# Will drawing Adult art affect my art career?



## hidingout (Aug 19, 2012)

Hi all,

I read the rules, and I believe this subject doesn't break any unless there is media involved.  If I did break a rule I apologize in advance. 

I've come to a cross road in my life deciding if I want to post my Adult art online. The thing I'm worried about is it hurting me down the road. I do not currently have a job in any art industries, but I am leaning towards one after I'm finished with College. I would also like to pitch a cartoon idea to a studio in the near future, but I'm worried that since some of the adult drawings are of these characters that it will affect the chance of the pitch being picked up. Keep in mind that the pitch, and said characters are not meant to be explicit in any way.

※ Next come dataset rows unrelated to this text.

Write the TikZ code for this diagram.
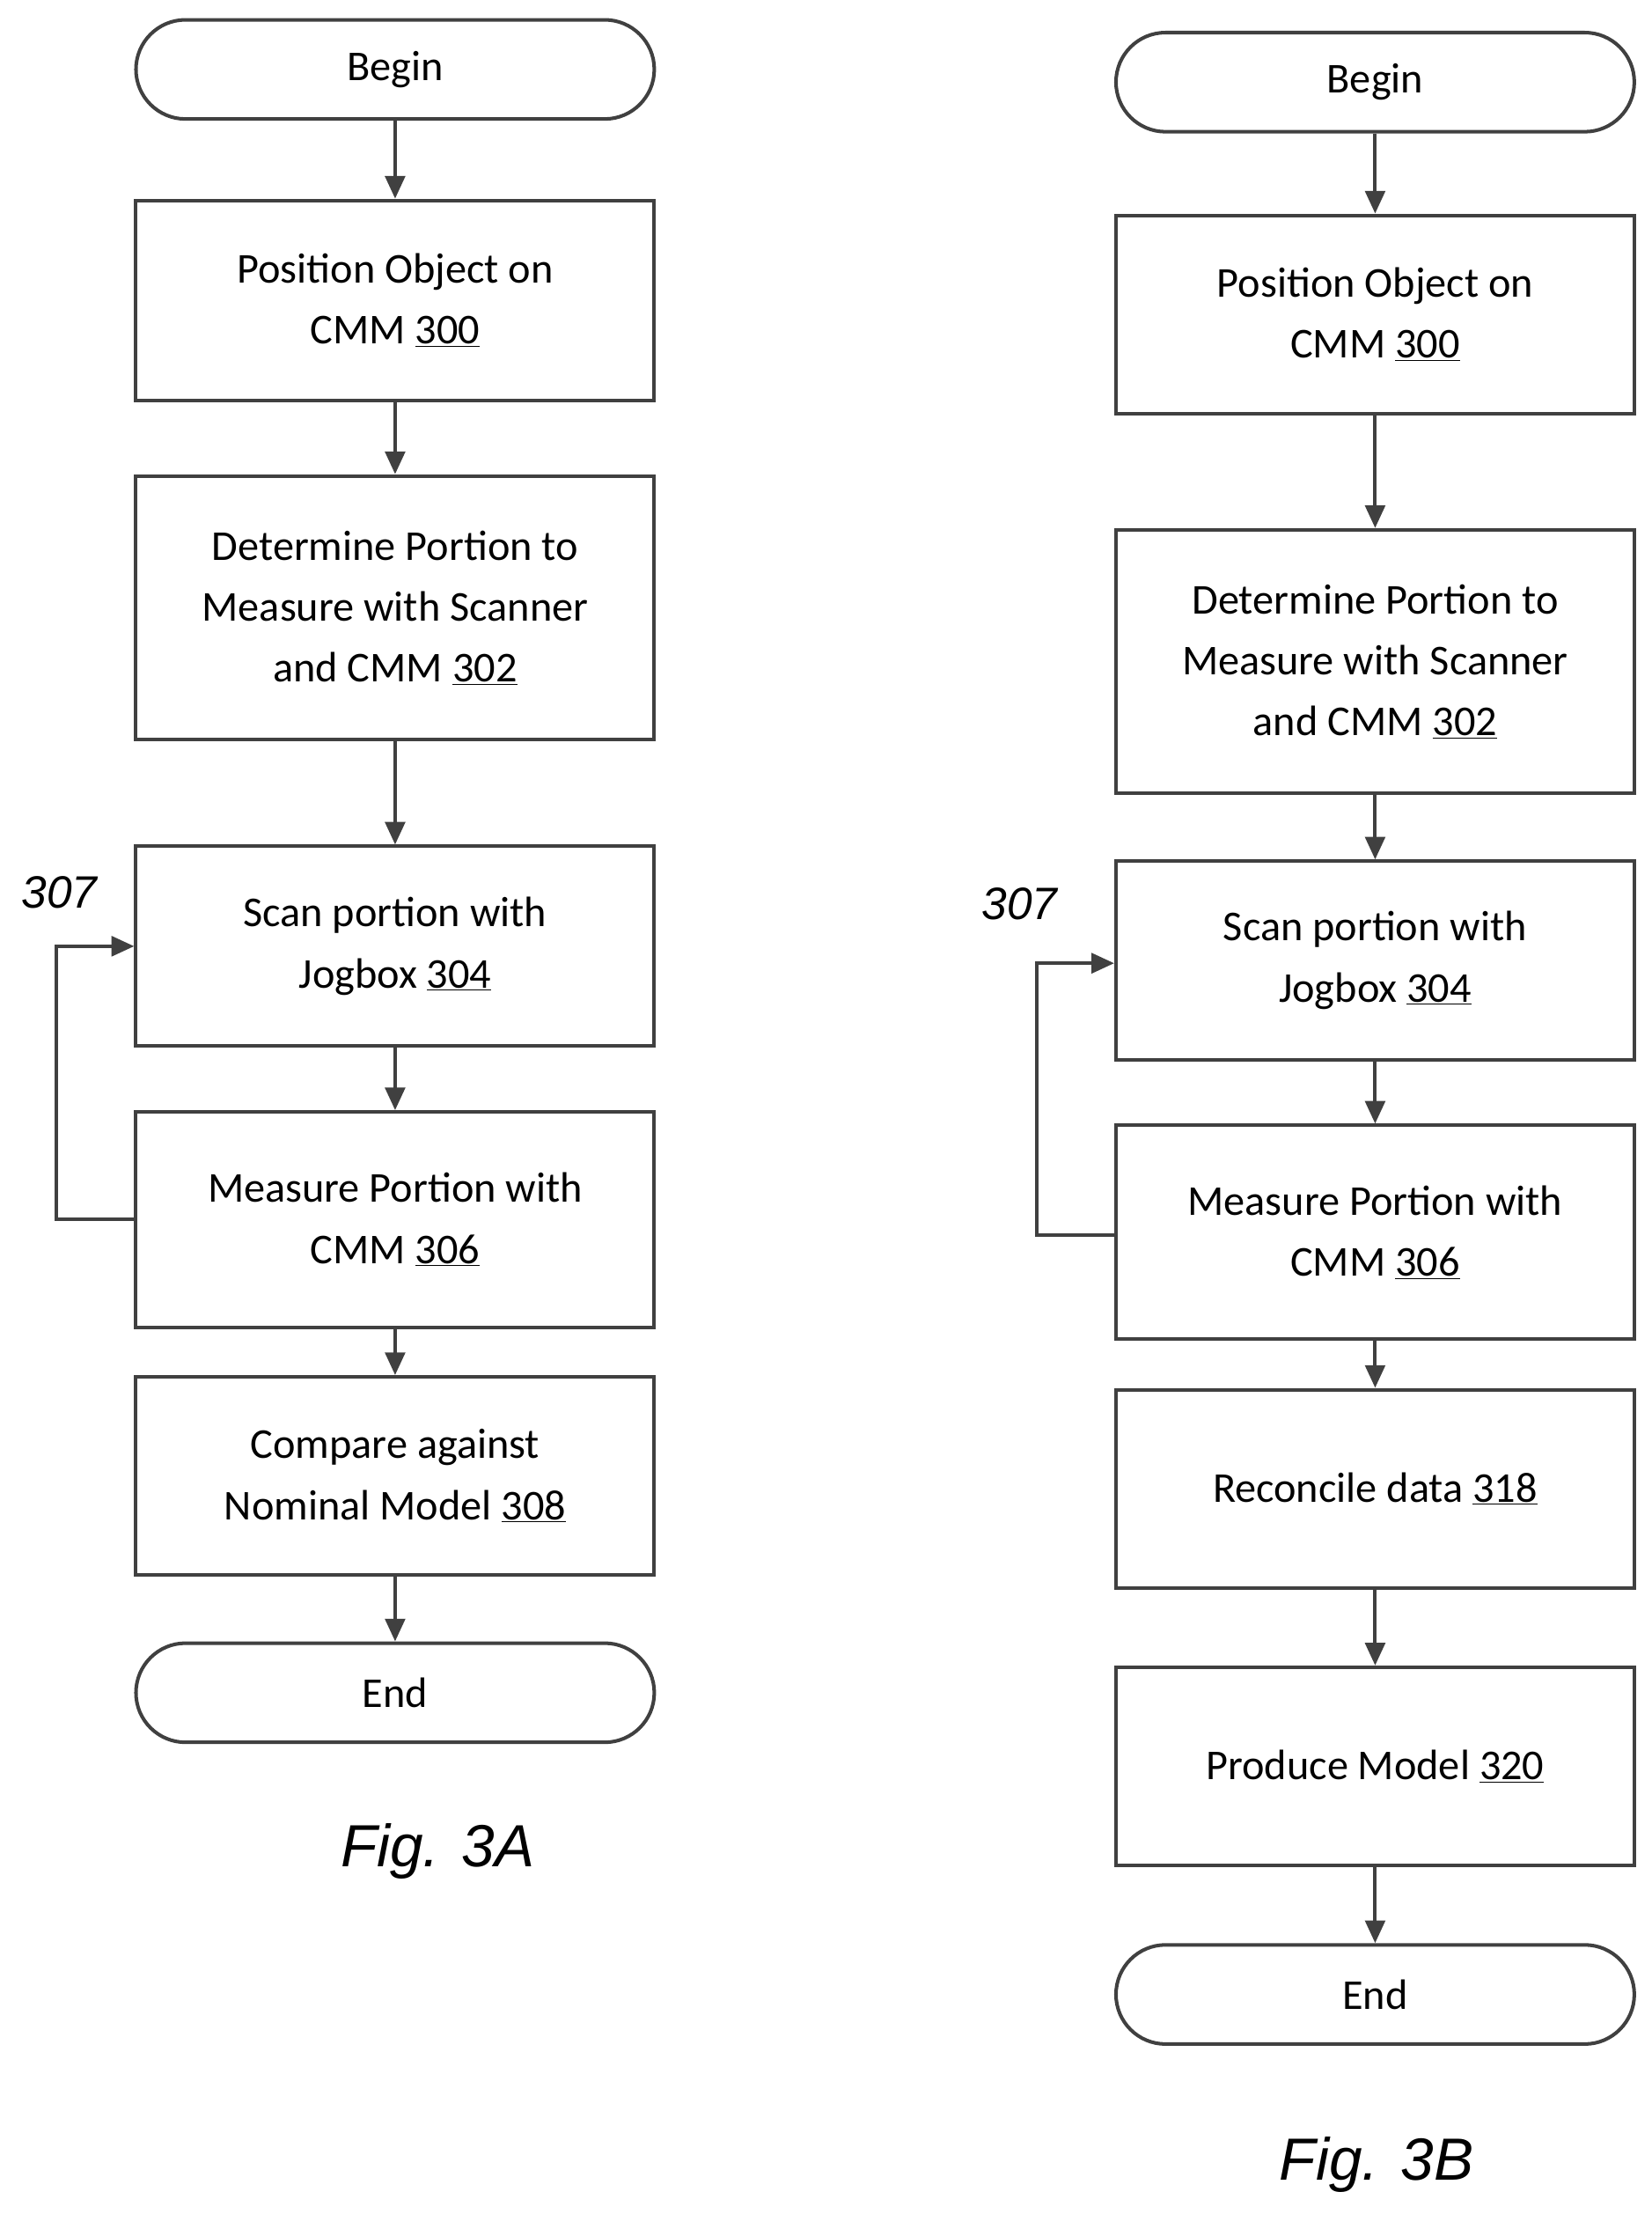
\documentclass[tikz,border=0pt]{standalone}
\usepackage{fontspec}
\setmainfont{Carlito}
\newfontfamily\figfont{Liberation Sans}
\usetikzlibrary{arrows.meta}
\definecolor{ln}{RGB}{64, 64, 64}
\tikzset{
  procbox/.style={draw=ln, line width=2.5pt, minimum width=366pt, align=center, inner sep=0pt, font=\fontsize{30}{43}\selectfont},
  term/.style={procbox, rounded corners=35pt, minimum height=70pt},
  flow/.style={draw=ln, line width=2.5pt, -{Triangle[length=16pt, width=14pt]}},
}
\begin{document}
\begin{tikzpicture}[x=1pt, y=-1pt]
\useasboundingbox (0,0) rectangle (1166,1563);
% Fig. 3A
\node (aBegin) [term] at (279, 49) {Begin};
\node (a300) [procbox, minimum height=141pt] at (279, 212) {Position Object on\\CMM \underline{300}};
\node (a302) [procbox, minimum height=186pt] at (279, 429) {Determine Portion to\\Measure with Scanner\\and CMM \underline{302}};
\node (a304) [procbox, minimum height=141pt] at (279, 668) {Scan portion with\\Jogbox \underline{304}};
\node (a306) [procbox, minimum height=152pt] at (279, 861) {Measure Portion with\\CMM \underline{306}};
\node (a308) [procbox, minimum height=140pt] at (279, 1042) {Compare against\\Nominal Model \underline{308}};
\node (aEnd) [term] at (279, 1195) {End};
\node (aFig) [font=\figfont\itshape\fontsize{42}{50}\selectfont] at (309, 1307) {Fig. 3A};
\node (a307) [font=\figfont\itshape\fontsize{32}{38}\selectfont] at (42, 630) {307};
\coordinate (aLoopB) at (40, 861);
\coordinate (aLoopT) at (40, 668);
\draw [flow] (aBegin) to (a300);
\draw [flow] (a300) to (a302);
\draw [flow] (a302) to (a304);
\draw [flow] (a304) to (a306);
\draw [flow] (a306) to (a308);
\draw [flow] (a308) to (aEnd);
\draw [flow] (a306.west) -- (aLoopB) -- (aLoopT) -- (a304.west);
% Fig. 3B
\node (bBegin) [term] at (971, 58) {Begin};
\node (b300) [procbox, minimum height=140pt] at (971, 222) {Position Object on\\CMM \underline{300}};
\node (b302) [procbox, minimum height=186pt] at (971, 467) {Determine Portion to\\Measure with Scanner\\and CMM \underline{302}};
\node (b304) [procbox, minimum height=140pt] at (971, 678) {Scan portion with\\Jogbox \underline{304}};
\node (b306) [procbox, minimum height=151pt] at (971, 870) {Measure Portion with\\CMM \underline{306}};
\node (b318) [procbox, minimum height=140pt] at (971, 1051) {Reconcile data \underline{318}};
\node (b320) [procbox, minimum height=140pt] at (971, 1247) {Produce Model \underline{320}};
\node (bEnd) [term] at (971, 1408) {End};
\node (bFig) [font=\figfont\itshape\fontsize{42}{50}\selectfont] at (972, 1528) {Fig. 3B};
\node (b307) [font=\figfont\itshape\fontsize{32}{38}\selectfont] at (720, 638) {307};
\coordinate (bLoopB) at (732, 872);
\coordinate (bLoopT) at (732, 680);
\draw [flow] (b306.west |- bLoopB) -- (bLoopB) -- (bLoopT) -- (b304.west |- bLoopT);
\draw [flow] (bBegin) to (b300);
\draw [flow] (b300) to (b302);
\draw [flow] (b302) to (b304);
\draw [flow] (b304) to (b306);
\draw [flow] (b306) to (b318);
\draw [flow] (b318) to (b320);
\draw [flow] (b320) to (bEnd);
\end{tikzpicture}
\end{document}
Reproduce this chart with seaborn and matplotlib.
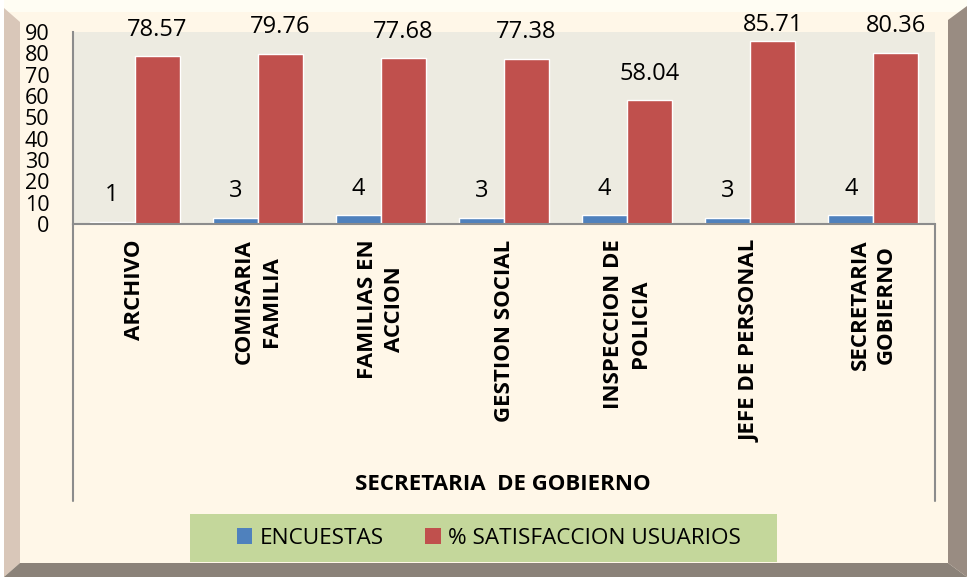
import pandas as pd
import seaborn as sns
import matplotlib.pyplot as plt
from matplotlib.patches import Rectangle, Polygon
from matplotlib.lines import Line2D

# data
categories = ["ARCHIVO", "COMISARIA\nFAMILIA", "FAMILIAS EN\nACCION", "GESTION SOCIAL",
              "INSPECCION DE\nPOLICIA", "JEFE DE PERSONAL", "SECRETARIA\nGOBIERNO"]
encuestas = [1, 3, 4, 3, 4, 3, 4]
satisfaccion = [78.57, 79.76, 77.68, 77.38, 58.04, 85.71, 80.36]
series = ["ENCUESTAS", "% SATISFACCION USUARIOS"]
yticks = [0, 10, 20, 30, 40, 50, 60, 70, 80, 90]

df = pd.DataFrame({
    "area": categories * 2,
    "serie": [series[0]] * len(categories) + [series[1]] * len(categories),
    "valor": encuestas + satisfaccion,
})

colors = ["#4F81BD", "#C0504D"]

sns.set_style("white")
plt.rcParams["font.family"] = ["Open Sans", "DejaVu Sans"]
plt.rcParams["text.color"] = "black"

W, H = 967, 577
fig = plt.figure(figsize=(W / 100, H / 100), dpi=100)
fig.patch.set_facecolor("#FFF7E8")


def fx(x):
    return x / W


def fy(y):
    return 1 - y / H


def frame_piece(pts, color):
    fig.patches.append(Polygon([(fx(x), fy(y)) for x, y in pts], closed=True,
                               transform=fig.transFigure, facecolor=color,
                               edgecolor="none", zorder=-5))


# bevel frame
frame_piece([(0, 0), (967, 0), (967, 12), (0, 12)], "#FFFDF3")
frame_piece([(0, 0), (4, 0), (4, 577), (0, 577)], "white")
frame_piece([(4, 8), (20, 22), (20, 563), (4, 577)], "#D9C7B9")
frame_piece([(4, 577), (20, 563), (948, 563), (967, 577)], "#8B8279")
frame_piece([(948, 20), (967, 6), (967, 577), (948, 563)], "#998C82")

ax = fig.add_axes([fx(73), fy(224), fx(935) - fx(73), fy(32) - fy(224)])
ax.set_facecolor("#EDEBE1")

sns.barplot(data=df, x="area", y="valor", hue="serie", palette=colors, width=0.73,
            errorbar=None, legend=False, saturation=1, ax=ax)

ax.set_ylim(0, 90)
ax.set_yticks(yticks)
ax.set_yticklabels([str(t) for t in yticks], fontsize=15.5)
ax.set_xlabel("")
ax.set_ylabel("")
ax.tick_params(axis="both", length=0, labelcolor="black")
ax.tick_params(axis="y", pad=17)
ax.tick_params(axis="x", pad=11)
for lab in ax.get_xticklabels():
    lab.set_rotation(90)
    lab.set_fontweight("bold")
    lab.set_fontsize(16)
    lab.set_va("top")
    lab.set_ha("center")
    lab.set_multialignment("center")
    lab.set_linespacing(1.35)

for side in ["top", "right"]:
    ax.spines[side].set_visible(False)
for side in ["left", "bottom"]:
    ax.spines[side].set_color("#8C8C8C")
    ax.spines[side].set_linewidth(1.5)

# data labels, kept inside the chart area like Excel does
for cont, labels in zip(ax.containers, [[str(v) for v in encuestas],
                                        [f"{v:.2f}" for v in satisfaccion]]):
    for bar, lab in zip(cont, labels):
        x = bar.get_x() + bar.get_width() / 2
        y = min(bar.get_height() + 12.5, 93.3)
        ax.text(x, y, lab, ha="center", va="center", fontsize=17, clip_on=False)

# category axis box lines
for x in (73, 935):
    fig.lines.append(Line2D([fx(x), fx(x)], [fy(224), fy(501)], transform=fig.transFigure,
                            color="#8C8C8C", linewidth=1.5))

fig.text(fx(503), fy(485), "SECRETARIA  DE GOBIERNO", ha="center", va="center",
         fontsize=16, fontweight="bold")

# legend box
fig.patches.append(Rectangle((fx(190), fy(562)), fx(777) - fx(190), fy(514) - fy(562),
                             transform=fig.transFigure, facecolor="#C4D79B",
                             edgecolor="none", zorder=1))
handles = [Rectangle((0, 0), 1, 1, facecolor=c, edgecolor="none") for c in colors]
fig.legend(handles, series, loc="center", bbox_to_anchor=(fx(489), fy(538)), ncol=2,
           frameon=False, fontsize=16.2, handlelength=0.7, handleheight=0.7,
           handletextpad=0.35, columnspacing=1.8)

fig.savefig("out.png", dpi=100, facecolor=fig.get_facecolor())
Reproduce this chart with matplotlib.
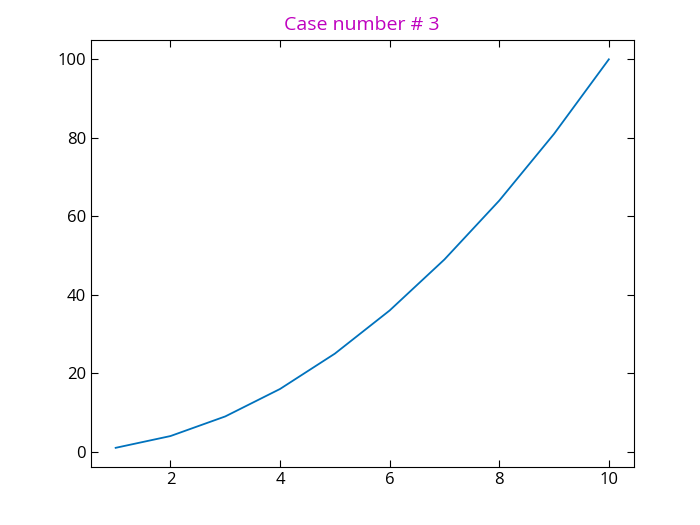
import numpy as np
import matplotlib
matplotlib.use("Agg")
import matplotlib.pyplot as plt

plt.rcParams['font.family'] = ['Open Sans', 'DejaVu Sans']

# data
x = [1, 2, 3, 4, 5, 6, 7, 8, 9, 10]
y = [1, 4, 9, 16, 25, 36, 49, 64, 81, 100]

fig, ax = plt.subplots(figsize=(7, 5.25), dpi=100)
fig.subplots_adjust(left=0.13, right=0.905, bottom=0.11, top=0.924)

ax.plot(x, y, color='#0072BD', linewidth=1.3)

ax.tick_params(direction='in', top=True, right=True, labelsize=12, length=5)
ax.set_title('Case number # 3', color='m', fontsize=14, pad=7)

fig.savefig('out.png')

Please share your thoughts, as I will appreciate hearing them. 
Thanks y'all.


----------



## greg-the-fox (Aug 19, 2012)

If you're really concerned, just keep it separate from your "serious" art. Different accounts, different emails, etc.


----------



## RedFoxTwo (Aug 19, 2012)

Greg has a good point. The reasons for posting art online include satisfaction at one's own popularity and potential money in commissions. Both are achievable with separate clean and adult accounts.


----------



## Dreaming (Aug 19, 2012)

I wonder worry about it, unless you plan on a career in children's cartoons, or if you plan on using your true name online. But I would keep them separate, as has already been suggested.


----------



## Zoetrope (Aug 19, 2012)

I don't really do 'adult' commissions, but when I do draw adult stuff it is very separate from my regular stuff. On other websites in fact. I do want people to take me seriously, so I segregate the two.


----------



## Schwimmwagen (Aug 19, 2012)

you could make a career from adult art, I guess.

besides, I don't think it's harmful. yay diversity in your work!


----------



## Harbinger (Aug 19, 2012)

Just make a completely seperate isolated as much as possible account.
I think if someone was browsing your galleries and thinking "gee this kid would be great for our childrens cartoon" then comes across something nasty you probably wont do so good.


----------



## Thaily (Aug 19, 2012)

You can make a separate account but there'll be asshole who take pleasure in publicly linking them.
Just don't draw anything you can't defend.


----------



## Arshes Nei (Aug 19, 2012)

As stated you can use pseudonyms for art that may be controversial.

However, if you don't draw well then stop worrying about it because no one will hire someone who doesn't draw well anyways.


----------



## Wingedwolf (Aug 20, 2012)

I originally had two seperate accounts for adult and clean art, I ended up migrating to my adult account full time as 90% of the work I got was from people commissioning adult artwork. 

I am also a wildlife artist and so use a seperate name, email and gallery for that account.


----------



## FireFeathers (Aug 21, 2012)

That'll definitely hurt your chances for a job, many companies to a search on your name through the interewebs, and if you've got peni' a plenty, that may affect your employment. So keep the two accounts separate.


----------